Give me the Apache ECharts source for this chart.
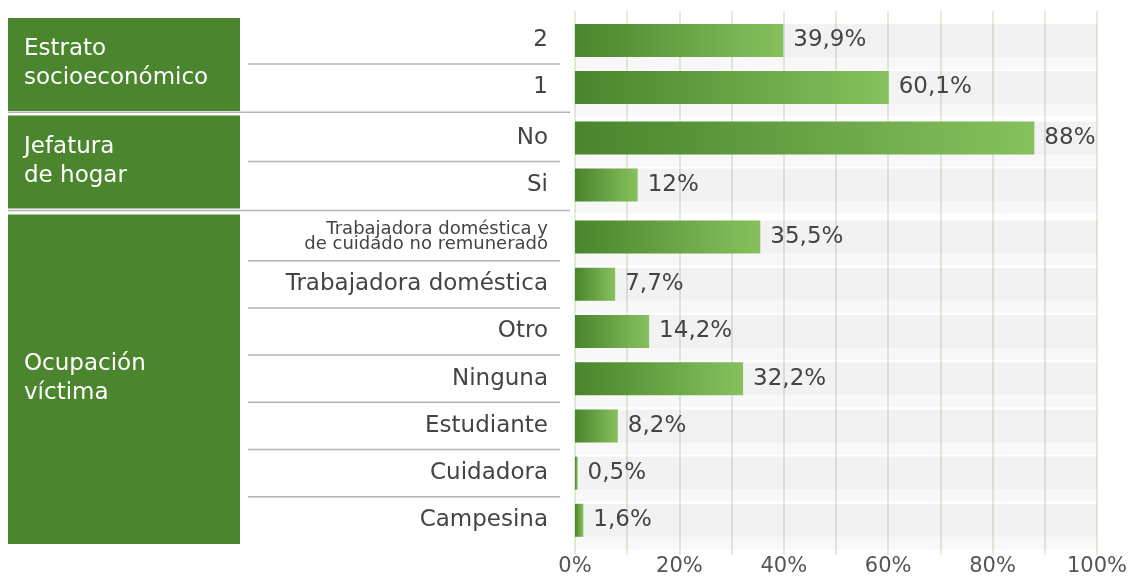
<!DOCTYPE html>
<html style="height: 100%">
<head>
    <meta charset="utf-8">
</head>
<body style="height: 100%; margin: 0">
<div id="container" style="width: 1132px; height: 586px;"></div>
<script type="text/javascript" src="https://cdn.jsdelivr.net/npm/echarts/dist/echarts.min.js"></script>
<script type="text/javascript">
// data
var groupNames = ['Estrato\nsocioeconómico', 'Jefatura\nde hogar', 'Ocupación\nvíctima'];
var estratoCats = ['2', '1'];
var estratoVals = [39.9, 60.1];
var jefaturaCats = ['No', 'Si'];
var jefaturaVals = [88, 12];
var ocupacionCats = ['Trabajadora doméstica y\nde cuidado no remunerado', 'Trabajadora doméstica', 'Otro',
    'Ninguna', 'Estudiante', 'Cuidadora', 'Campesina'];
var ocupacionVals = [35.5, 7.7, 14.2, 32.2, 8.2, 0.5, 1.6];
var xTickLabels = [0, 20, 40, 60, 80, 100];

var font = 'DejaVu Sans';
var textColor = '#444';
var boxColor = '#4b862f';
var gridLineColor = '#dfeed9';
var gridLeft = 575, gridRight = 35;

var groups = [
    {name: groupNames[0], cats: estratoCats, vals: estratoVals, top: 17, rowH: 47},
    {name: groupNames[1], cats: jefaturaCats, vals: jefaturaVals, top: 114.5, rowH: 47},
    {name: groupNames[2], cats: ocupacionCats, vals: ocupacionVals, top: 213.5, rowH: 47.2}
];

function pct(v) {
    return String(v).replace('.', ',') + '%';
}

var dom = document.getElementById('container');
var myChart = echarts.init(dom);

var grid = [], xAxis = [], yAxis = [], series = [], graphic = [];
var tickLens = [4, 5, 11];

groups.forEach(function (g, i) {
    var h = g.rowH * g.cats.length;
    grid.push({left: gridLeft, right: gridRight, top: g.top, height: h});
    xAxis.push({
        gridIndex: i, type: 'value', min: 0, max: 100, interval: 10,
        axisLine: {show: false},
        axisTick: {show: true, length: tickLens[i], lineStyle: {color: gridLineColor, width: 2}},
        splitLine: {show: true, lineStyle: {color: gridLineColor, width: 2}},
        axisLabel: {
            show: i === 2, margin: 12, fontFamily: font, fontSize: 21, color: '#555',
            formatter: function (v) {
                return xTickLabels.indexOf(v) >= 0 ? v + '%' : '';
            }
        }
    });
    yAxis.push({
        gridIndex: i, type: 'category', inverse: true, data: g.cats,
        axisLine: {show: false}, axisTick: {show: false},
        axisLabel: {
            margin: 27, fontFamily: font, fontSize: 23, color: textColor,
            formatter: function (v) {
                if (v.indexOf('\n') < 0) return v;
                return v.split('\n').map(function (s) { return '{s|' + s + '}'; }).join('\n');
            },
            rich: {s: {fontFamily: font, fontSize: 18, lineHeight: 15, color: textColor, align: 'right'}}
        }
    });
    // outer light band behind each row
    series.push({
        type: 'bar', xAxisIndex: i, yAxisIndex: i, data: g.vals,
        barWidth: 45, barGap: '-100%', silent: true,
        itemStyle: {color: 'rgba(0,0,0,0)'},
        showBackground: true,
        backgroundStyle: {color: 'rgba(0,0,0,0.028)'}
    });
    series.push({
        type: 'bar', xAxisIndex: i, yAxisIndex: i, data: g.vals,
        barWidth: 33, barGap: '-100%',
        itemStyle: {
            color: new echarts.graphic.LinearGradient(0, 0, 1, 0, [
                {offset: 0, color: '#4a842c'},
                {offset: 1, color: '#87c15e'}
            ])
        },
        showBackground: true,
        backgroundStyle: {color: 'rgba(0,0,0,0.026)'},
        label: {
            show: true, position: 'right', distance: 10,
            fontFamily: font, fontSize: 23, color: textColor,
            formatter: function (p) { return pct(p.value); }
        }
    });

    // group box
    graphic.push({
        type: 'rect', left: 8, top: g.top + 1,
        shape: {width: 232, height: h - 1},
        style: {fill: boxColor}, silent: true
    });
    graphic.push({
        type: 'text', left: 24, top: g.top + h / 2 - 29,
        style: {text: g.name, fill: '#fff', font: '23px "DejaVu Sans"', lineHeight: 29}, silent: true
    });
    // separators inside the group
    for (var k = 1; k < g.cats.length; k++) {
        var y = g.top + k * g.rowH;
        graphic.push({
            type: 'line', silent: true,
            shape: {x1: 248, y1: y, x2: 560, y2: y},
            style: {stroke: '#b4b4b4', lineWidth: 1.5}
        });
    }
    // separator between groups
    if (i > 0) {
        var prev = groups[i - 1];
        var yb = (prev.top + prev.rowH * prev.cats.length + g.top) / 2 - 0.5;
        graphic.push({
            type: 'line', silent: true,
            shape: {x1: 8, y1: yb, x2: 570, y2: yb},
            style: {stroke: '#b4b4b4', lineWidth: 1.5}
        });
    }
});

// extra top axis on the first grid so the grid lines run a bit above the rows
xAxis.push({
    gridIndex: 0, type: 'value', position: 'top', min: 0, max: 100, interval: 10,
    axisLine: {show: false}, axisLabel: {show: false}, splitLine: {show: false},
    axisTick: {show: true, length: 6, lineStyle: {color: gridLineColor, width: 2}}
});

var option = {
    animation: false,
    grid: grid,
    xAxis: xAxis,
    yAxis: yAxis,
    series: series,
    graphic: {elements: graphic}
};

myChart.setOption(option);
</script>
</body>
</html>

+ + +

Problem details >> Without the pictures, retype the whole of the material above exactly.

Expected answer >>
Give me the Apache ECharts source for this chart.
<!DOCTYPE html>
<html style="height: 100%">
<head>
    <meta charset="utf-8">
</head>
<body style="height: 100%; margin: 0">
<div id="container" style="width: 1132px; height: 586px;"></div>
<script type="text/javascript" src="https://cdn.jsdelivr.net/npm/echarts/dist/echarts.min.js"></script>
<script type="text/javascript">
// data
var groupNames = ['Estrato\nsocioeconómico', 'Jefatura\nde hogar', 'Ocupación\nvíctima'];
var estratoCats = ['2', '1'];
var estratoVals = [39.9, 60.1];
var jefaturaCats = ['No', 'Si'];
var jefaturaVals = [88, 12];
var ocupacionCats = ['Trabajadora doméstica y\nde cuidado no remunerado', 'Trabajadora doméstica', 'Otro',
    'Ninguna', 'Estudiante', 'Cuidadora', 'Campesina'];
var ocupacionVals = [35.5, 7.7, 14.2, 32.2, 8.2, 0.5, 1.6];
var xTickLabels = [0, 20, 40, 60, 80, 100];

var font = 'DejaVu Sans';
var textColor = '#444';
var boxColor = '#4b862f';
var gridLineColor = '#dfeed9';
var gridLeft = 575, gridRight = 35;

var groups = [
    {name: groupNames[0], cats: estratoCats, vals: estratoVals, top: 17, rowH: 47},
    {name: groupNames[1], cats: jefaturaCats, vals: jefaturaVals, top: 114.5, rowH: 47},
    {name: groupNames[2], cats: ocupacionCats, vals: ocupacionVals, top: 213.5, rowH: 47.2}
];

function pct(v) {
    return String(v).replace('.', ',') + '%';
}

var dom = document.getElementById('container');
var myChart = echarts.init(dom);

var grid = [], xAxis = [], yAxis = [], series = [], graphic = [];
var tickLens = [4, 5, 11];

groups.forEach(function (g, i) {
    var h = g.rowH * g.cats.length;
    grid.push({left: gridLeft, right: gridRight, top: g.top, height: h});
    xAxis.push({
        gridIndex: i, type: 'value', min: 0, max: 100, interval: 10,
        axisLine: {show: false},
        axisTick: {show: true, length: tickLens[i], lineStyle: {color: gridLineColor, width: 2}},
        splitLine: {show: true, lineStyle: {color: gridLineColor, width: 2}},
        axisLabel: {
            show: i === 2, margin: 12, fontFamily: font, fontSize: 21, color: '#555',
            formatter: function (v) {
                return xTickLabels.indexOf(v) >= 0 ? v + '%' : '';
            }
        }
    });
    yAxis.push({
        gridIndex: i, type: 'category', inverse: true, data: g.cats,
        axisLine: {show: false}, axisTick: {show: false},
        axisLabel: {
            margin: 27, fontFamily: font, fontSize: 23, color: textColor,
            formatter: function (v) {
                if (v.indexOf('\n') < 0) return v;
                return v.split('\n').map(function (s) { return '{s|' + s + '}'; }).join('\n');
            },
            rich: {s: {fontFamily: font, fontSize: 18, lineHeight: 15, color: textColor, align: 'right'}}
        }
    });
    // outer light band behind each row
    series.push({
        type: 'bar', xAxisIndex: i, yAxisIndex: i, data: g.vals,
        barWidth: 45, barGap: '-100%', silent: true,
        itemStyle: {color: 'rgba(0,0,0,0)'},
        showBackground: true,
        backgroundStyle: {color: 'rgba(0,0,0,0.028)'}
    });
    series.push({
        type: 'bar', xAxisIndex: i, yAxisIndex: i, data: g.vals,
        barWidth: 33, barGap: '-100%',
        itemStyle: {
            color: new echarts.graphic.LinearGradient(0, 0, 1, 0, [
                {offset: 0, color: '#4a842c'},
                {offset: 1, color: '#87c15e'}
            ])
        },
        showBackground: true,
        backgroundStyle: {color: 'rgba(0,0,0,0.026)'},
        label: {
            show: true, position: 'right', distance: 10,
            fontFamily: font, fontSize: 23, color: textColor,
            formatter: function (p) { return pct(p.value); }
        }
    });

    // group box
    graphic.push({
        type: 'rect', left: 8, top: g.top + 1,
        shape: {width: 232, height: h - 1},
        style: {fill: boxColor}, silent: true
    });
    graphic.push({
        type: 'text', left: 24, top: g.top + h / 2 - 29,
        style: {text: g.name, fill: '#fff', font: '23px "DejaVu Sans"', lineHeight: 29}, silent: true
    });
    // separators inside the group
    for (var k = 1; k < g.cats.length; k++) {
        var y = g.top + k * g.rowH;
        graphic.push({
            type: 'line', silent: true,
            shape: {x1: 248, y1: y, x2: 560, y2: y},
            style: {stroke: '#b4b4b4', lineWidth: 1.5}
        });
    }
    // separator between groups
    if (i > 0) {
        var prev = groups[i - 1];
        var yb = (prev.top + prev.rowH * prev.cats.length + g.top) / 2 - 0.5;
        graphic.push({
            type: 'line', silent: true,
            shape: {x1: 8, y1: yb, x2: 570, y2: yb},
            style: {stroke: '#b4b4b4', lineWidth: 1.5}
        });
    }
});

// extra top axis on the first grid so the grid lines run a bit above the rows
xAxis.push({
    gridIndex: 0, type: 'value', position: 'top', min: 0, max: 100, interval: 10,
    axisLine: {show: false}, axisLabel: {show: false}, splitLine: {show: false},
    axisTick: {show: true, length: 6, lineStyle: {color: gridLineColor, width: 2}}
});

var option = {
    animation: false,
    grid: grid,
    xAxis: xAxis,
    yAxis: yAxis,
    series: series,
    graphic: {elements: graphic}
};

myChart.setOption(option);
</script>
</body>
</html>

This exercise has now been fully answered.